One More Reason Why the Obama Administration Is the Least Transparent Ever

The Obama administration has a standard response to all scandals: it stonewalls. Getting information from the administration is like pulling teeth, only slower. Document requests and subpoenas go unanswered, or inadequately answered, for years.

So far Obama’s stonewall strategy has worked quite well. After a year or two, a scandal is treated as old news, even though the administration has never produced the information that would allow Congressional committees, reporters or the public to evaluate it. If the administration stalls long enough, it wins.

In perfecting the art of the stall, Obama has done something that has been tried by no previous president: he has put the White House into the loop when federal agencies respond to subpoenas and Freedom of Information Act requests. A group called Cause of Action has uncovered an April 15, 2009 memo by White House Counsel Greg Craig that lays out the administration’s unprecedented stonewall strategy. Craig’s memo went to every executive department and federal agency. You can read it here. The memo says, in part:

This is a reminder that executive agencies should consult with the White House Counsel’s Office on all document requests that may involve documents with White House equities. …

This need to consult with the White House arises with respect to all types of document requests, including Congressional committee requests, GAO requests, judicial subpoenas, and FOIA requests. And it applies to all documents and records, whether in oral, paper, or electronic form, that relate to communications to and from the White House, including preparations for such communications.

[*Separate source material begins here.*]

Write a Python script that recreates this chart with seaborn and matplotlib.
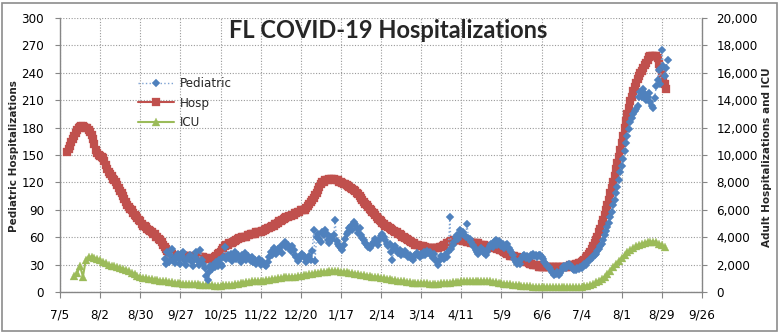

The phrase “White House equities” is undefined. It is not a legal term; it cannot be found in the Freedom of Information Act. Apparently a document has “White House equities” if it potentially could embarrass the Obama administration.

Mark Tapscott reported on Cause of Action’s discovery last week in the Washington Examiner:

The FOIA requires federal agencies to respond within 20 days of receiving a request, but the White House equities exception can make it impossible for an agency to meet that deadline.

In one case cited by Cause of Action, the response to a request from a Los Angeles Times reporter to the Department of the Interior for “communications between the White House and high-ranking Interior officials on various politically sensitive topics” was delayed at least two years by the equities review.

“Cause of Action is still waiting for documents from 16 federal agencies, with the Department of Treasury having the longest pending request of 202 business days.

“The Department of Energy is a close second at 169 business days. The requests to the Department of Defense and Department of Health and Human Services have been pending for 138 business days,” the report said.

There are two problems with the unprecedented White House review that the Obama administration has instituted. The first is that it takes forever. White House lawyers can simply sit on a subpoena until a year or two have gone by, and the potentially embarrassing issue has been forgotten. But the second problem is still more diabolical. The White House is not subject to the Freedom of Information Act. This means that if White House lawyers decide to cover up an Obama scandal by shredding documents that make the administration look bad, no one–no reporter, no Congressional committee, no private citizen–can serve a request that requires the White House to disclose what documents it destroyed. So adding a layer of White House lawyer review to the production of any sensitive documents–those with “White House equities”–means that inconvenient information may sink without a trace. We have no way of knowing how often this has happened over the last five years.

Which is, of course, exactly the way the least transparent administration in history wants it.